Brush - a cheap shaving or a decorator's brush trimmed to the shape of a stag's foot or horse's hoof. This can be achieved with a pair of scissors and finished off with an electric razor. (See illustration 1)
A 6" white glazed tile on which to mix and spread the ink.
A small knife or palette knife with which to spread the ink. Artists' turpentine to thin the ink when necessary.
Take some of the ink, about the size of a small pea, on the tip of the knife and spread it in a patch on the tile. Mix well by spreading and removing it with the knife until there is a patch the size of about 1.5" by 2.5”; holding the blade of the knife at about 45 degrees to the tile, gently remove the ink until there is only a thin layer left. Dab the brush on this patch of the ink so that only the tips of the bristles on the brush accept the ink. Now dab the brush on a clean part of the tile. Build up this second patch of ink by dabbing repeatedly from the first patch. Only the tips of the brush should be charged with ink. When applying ink to the matrix, the brush should be used only from the second patch. (See illustration 2)
Soak the matrix for 3 minutes in clean water at 68F (20C). Remove from the dish and place it face down on the blotting paper. Remove surplus water from the back with the sponge.
Place the matrix face up on the sheet of glass and with the chamois leather gently remove the surplus water. Finish off by wiping with the old handkerchief or cloth, folded to form a pad, paying particular attention to the edges of the matrix. There should now be no signs of any water on the matrix or the glass sheet.
Apply the brush, previously charged with ink, to the matrix, starting at the top left and working down to the bottom with a dabbing dragging action, dab-drag-lift, dab-drag-lift. Return the brush to the top of the matrix and once more work to the bottom, working across the matrix to the right hand side. Charge the brush from the second patch of ink on the tile as and when necessary. (See illustration 3 and 4)

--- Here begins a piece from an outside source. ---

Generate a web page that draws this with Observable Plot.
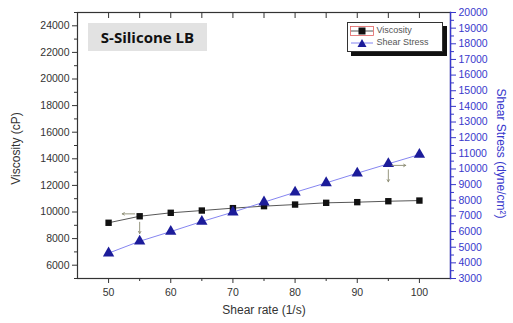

The matrix should be coated with a thin layer of ink, looking rather muddy, but with the image just showing through. Now change the action of the brush, dabbing the matrix without dragging. (See illustration 5) The image will start to clean up, becoming more prominent. Continue working with those two actions until no further progress seems to be made.

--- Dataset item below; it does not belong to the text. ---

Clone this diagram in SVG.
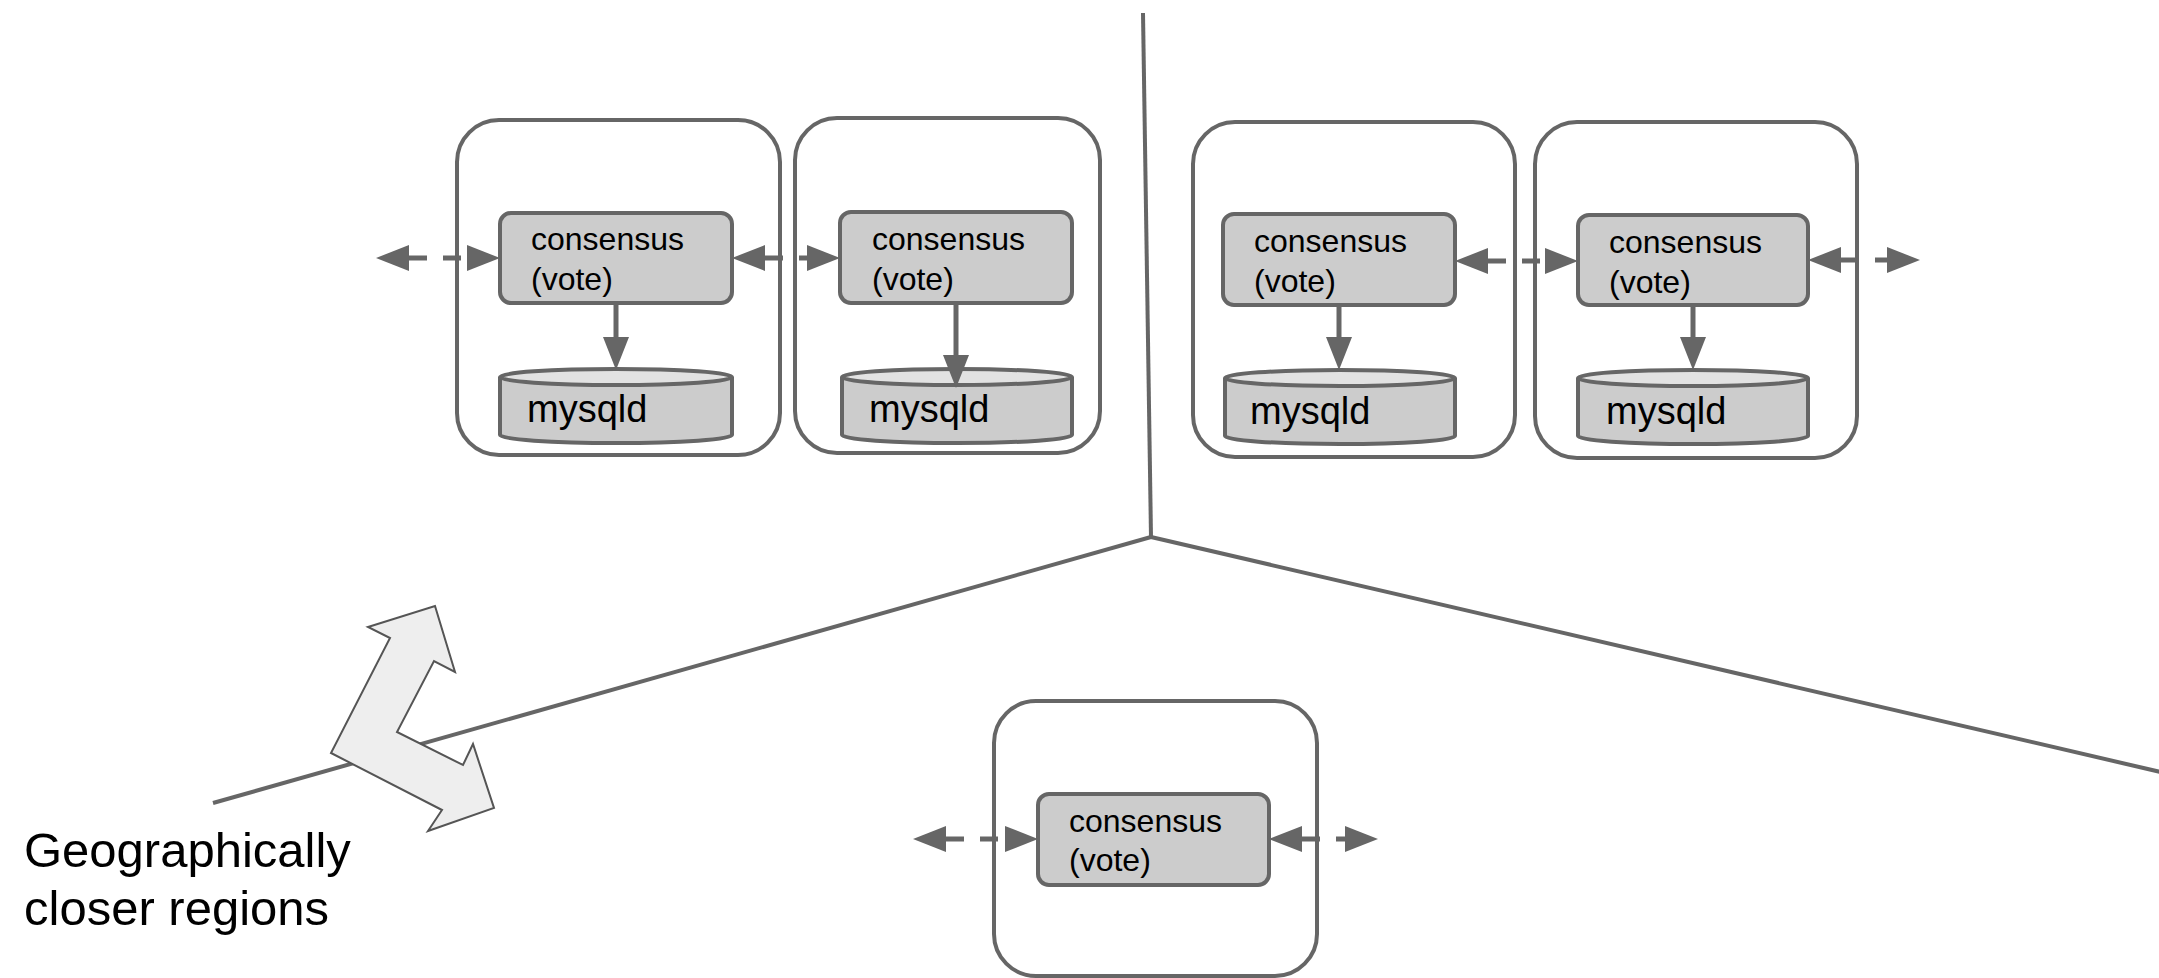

Put the brush to one side and with a swab of cotton wool, charged with water from the small dish or bowl, wipe over the image on the matrix. The image should now clean up and the highlight areas become more prominent and the contrast increased. Remove all surplus water again with the chamois leather and the handkerchief or cloth. Then resume inking again as before. The contrast should now build up. Be careful not to use too much ink. If the ink on the tile becomes dry, re-spread the surplus ink on the knife, as before, leaving a thin film on the tile. Recharge the brush, as and when required from the freshened patch. A more forceful dabbing will also increase contrast in the image. (See illustration 6)

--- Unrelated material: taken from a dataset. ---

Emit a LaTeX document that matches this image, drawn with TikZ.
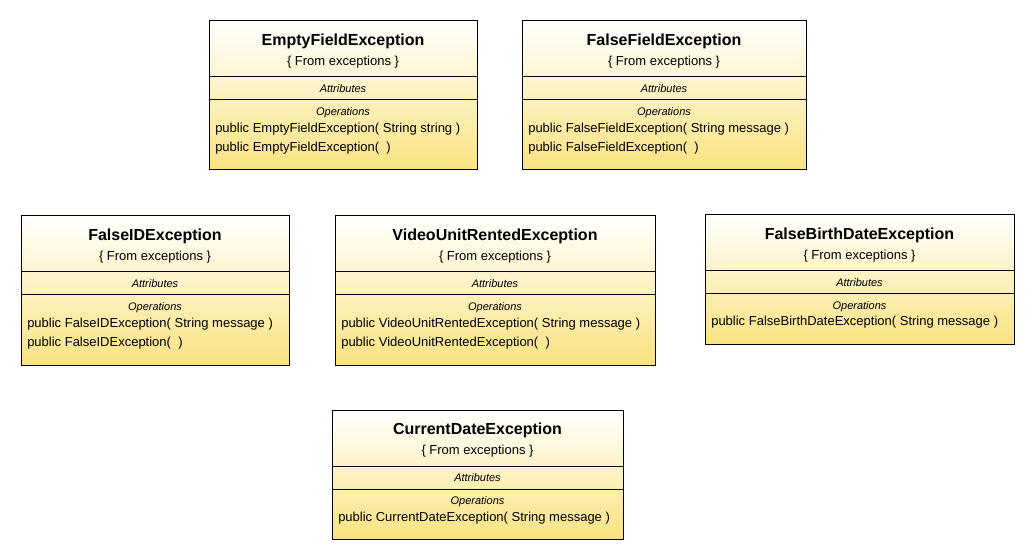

As the image builds up, specific areas can be worked on. Shadow areas may require more ink, whilst the highlight areas may require lightening.
Brushes and equipment can be cleaned with lighter fuel, petrol or white spirit, but not turpentine substitute. If white spirit is used, leave the brushes for 24 hours to dry out.
Bromoil is a very personal process and success depends on cleanliness, attention to detail, patience and perseverance in the handling of the brush. Don't be disappointed if your first effort is not a masterpiece. Just persevere.
Every Bromoil is an original. No two can be exactly alike.